▶ [SET TASK] Identify, in the records below, every line where the string "this" appears, and copy each such line.

▶ [SUPPLIED MATERIAL]
════════

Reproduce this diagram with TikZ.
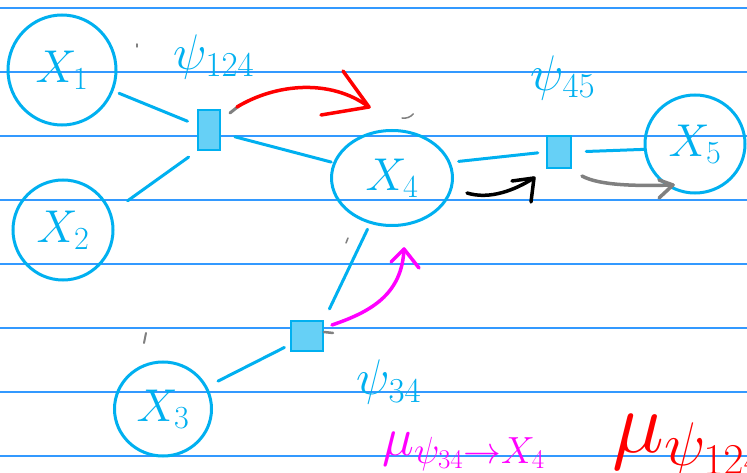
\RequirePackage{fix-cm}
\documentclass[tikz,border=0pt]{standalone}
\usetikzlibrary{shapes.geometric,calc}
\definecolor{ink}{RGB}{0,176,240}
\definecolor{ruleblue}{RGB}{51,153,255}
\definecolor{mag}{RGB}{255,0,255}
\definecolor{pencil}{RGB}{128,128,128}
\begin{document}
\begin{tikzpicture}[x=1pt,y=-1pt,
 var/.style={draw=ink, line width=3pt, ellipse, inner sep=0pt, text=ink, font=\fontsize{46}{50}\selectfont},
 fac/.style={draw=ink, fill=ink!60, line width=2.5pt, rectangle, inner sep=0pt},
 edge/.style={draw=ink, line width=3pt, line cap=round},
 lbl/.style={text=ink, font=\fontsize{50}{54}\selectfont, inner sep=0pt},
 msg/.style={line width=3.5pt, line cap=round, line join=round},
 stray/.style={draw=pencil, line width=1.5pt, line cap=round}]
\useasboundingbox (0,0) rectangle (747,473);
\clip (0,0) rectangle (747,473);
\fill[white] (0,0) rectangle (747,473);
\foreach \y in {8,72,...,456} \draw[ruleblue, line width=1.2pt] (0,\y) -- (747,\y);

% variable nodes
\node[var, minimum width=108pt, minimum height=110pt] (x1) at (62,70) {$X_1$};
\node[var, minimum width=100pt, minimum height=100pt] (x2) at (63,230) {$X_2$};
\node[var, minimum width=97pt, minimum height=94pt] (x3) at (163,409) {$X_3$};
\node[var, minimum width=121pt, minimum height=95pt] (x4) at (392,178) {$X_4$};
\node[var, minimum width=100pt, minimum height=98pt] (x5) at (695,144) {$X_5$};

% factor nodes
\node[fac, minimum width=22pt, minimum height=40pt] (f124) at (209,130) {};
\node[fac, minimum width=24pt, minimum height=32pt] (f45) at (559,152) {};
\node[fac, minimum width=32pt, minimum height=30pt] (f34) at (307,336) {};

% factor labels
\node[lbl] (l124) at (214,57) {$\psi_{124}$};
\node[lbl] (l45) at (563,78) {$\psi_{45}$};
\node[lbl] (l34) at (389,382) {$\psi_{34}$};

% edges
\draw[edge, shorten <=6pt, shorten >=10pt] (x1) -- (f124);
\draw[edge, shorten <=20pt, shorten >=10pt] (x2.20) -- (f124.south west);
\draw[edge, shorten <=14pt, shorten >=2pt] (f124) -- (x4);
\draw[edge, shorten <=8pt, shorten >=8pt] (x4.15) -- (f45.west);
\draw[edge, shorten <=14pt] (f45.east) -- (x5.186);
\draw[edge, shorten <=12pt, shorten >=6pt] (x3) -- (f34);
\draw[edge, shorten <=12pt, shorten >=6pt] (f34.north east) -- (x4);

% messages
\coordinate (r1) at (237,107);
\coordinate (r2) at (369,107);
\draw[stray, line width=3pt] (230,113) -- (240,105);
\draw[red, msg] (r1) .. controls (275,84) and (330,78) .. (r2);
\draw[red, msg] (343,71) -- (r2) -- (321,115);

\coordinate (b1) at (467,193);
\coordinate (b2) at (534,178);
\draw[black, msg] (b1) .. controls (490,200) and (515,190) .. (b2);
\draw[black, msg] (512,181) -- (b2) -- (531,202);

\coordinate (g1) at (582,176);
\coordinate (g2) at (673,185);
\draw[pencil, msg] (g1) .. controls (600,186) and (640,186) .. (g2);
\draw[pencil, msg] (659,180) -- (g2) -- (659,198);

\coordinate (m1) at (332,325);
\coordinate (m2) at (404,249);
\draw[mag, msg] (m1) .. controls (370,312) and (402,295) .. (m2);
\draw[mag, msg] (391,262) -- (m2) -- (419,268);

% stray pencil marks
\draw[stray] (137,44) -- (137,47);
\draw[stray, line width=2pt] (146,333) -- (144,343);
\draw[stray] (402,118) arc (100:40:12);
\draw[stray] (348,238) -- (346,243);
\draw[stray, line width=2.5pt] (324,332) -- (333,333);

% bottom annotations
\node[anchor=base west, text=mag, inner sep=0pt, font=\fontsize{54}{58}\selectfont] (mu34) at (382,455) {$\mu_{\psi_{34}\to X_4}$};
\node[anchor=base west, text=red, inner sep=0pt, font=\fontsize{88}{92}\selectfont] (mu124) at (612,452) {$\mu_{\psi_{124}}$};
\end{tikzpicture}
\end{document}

════════

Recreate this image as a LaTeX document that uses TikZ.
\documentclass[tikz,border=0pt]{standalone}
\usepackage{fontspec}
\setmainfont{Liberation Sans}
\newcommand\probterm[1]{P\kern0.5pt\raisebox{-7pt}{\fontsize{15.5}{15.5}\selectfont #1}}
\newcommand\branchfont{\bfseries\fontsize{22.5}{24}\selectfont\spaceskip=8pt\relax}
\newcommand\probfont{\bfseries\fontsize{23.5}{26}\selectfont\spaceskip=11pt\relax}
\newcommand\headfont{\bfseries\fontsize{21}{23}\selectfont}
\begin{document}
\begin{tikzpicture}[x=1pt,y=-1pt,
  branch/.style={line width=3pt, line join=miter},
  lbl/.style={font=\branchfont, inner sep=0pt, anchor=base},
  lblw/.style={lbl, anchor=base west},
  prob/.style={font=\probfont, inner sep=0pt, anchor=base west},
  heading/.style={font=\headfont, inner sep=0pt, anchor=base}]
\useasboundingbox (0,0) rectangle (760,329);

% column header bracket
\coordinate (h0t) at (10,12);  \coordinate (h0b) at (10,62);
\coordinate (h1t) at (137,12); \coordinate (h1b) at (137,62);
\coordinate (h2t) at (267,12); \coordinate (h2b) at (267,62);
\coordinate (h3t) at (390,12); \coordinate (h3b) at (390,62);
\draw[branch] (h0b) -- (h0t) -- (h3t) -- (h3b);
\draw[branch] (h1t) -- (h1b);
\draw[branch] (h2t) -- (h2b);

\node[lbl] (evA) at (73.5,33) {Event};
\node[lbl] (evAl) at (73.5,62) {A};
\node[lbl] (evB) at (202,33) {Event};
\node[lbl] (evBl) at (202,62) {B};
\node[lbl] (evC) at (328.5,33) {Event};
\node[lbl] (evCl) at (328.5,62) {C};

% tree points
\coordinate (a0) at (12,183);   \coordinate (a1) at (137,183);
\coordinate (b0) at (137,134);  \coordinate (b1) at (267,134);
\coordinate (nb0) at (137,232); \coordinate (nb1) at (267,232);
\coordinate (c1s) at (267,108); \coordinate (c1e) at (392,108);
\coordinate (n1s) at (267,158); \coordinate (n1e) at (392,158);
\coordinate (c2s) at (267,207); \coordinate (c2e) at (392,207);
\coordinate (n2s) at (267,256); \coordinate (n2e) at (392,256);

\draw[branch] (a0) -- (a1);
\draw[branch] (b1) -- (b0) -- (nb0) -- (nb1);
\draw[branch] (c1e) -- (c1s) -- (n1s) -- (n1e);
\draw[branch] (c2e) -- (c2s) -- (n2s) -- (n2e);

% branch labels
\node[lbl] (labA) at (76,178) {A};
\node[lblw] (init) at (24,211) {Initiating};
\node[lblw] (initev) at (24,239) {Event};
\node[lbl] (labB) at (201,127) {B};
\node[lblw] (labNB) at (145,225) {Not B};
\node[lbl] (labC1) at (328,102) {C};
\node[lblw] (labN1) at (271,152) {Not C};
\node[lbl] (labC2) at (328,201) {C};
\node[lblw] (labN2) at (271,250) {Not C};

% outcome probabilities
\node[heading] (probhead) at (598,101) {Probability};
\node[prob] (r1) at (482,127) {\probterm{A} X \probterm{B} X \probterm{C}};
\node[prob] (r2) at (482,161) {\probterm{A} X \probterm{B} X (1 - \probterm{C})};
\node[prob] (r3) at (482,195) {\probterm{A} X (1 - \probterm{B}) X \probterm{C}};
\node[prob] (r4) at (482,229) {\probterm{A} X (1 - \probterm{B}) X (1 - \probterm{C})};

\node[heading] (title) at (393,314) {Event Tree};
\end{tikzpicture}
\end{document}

════════

▶ [COMPLETE OUTPUT]
Reproduce this diagram with TikZ.
Recreate this image as a LaTeX document that uses TikZ.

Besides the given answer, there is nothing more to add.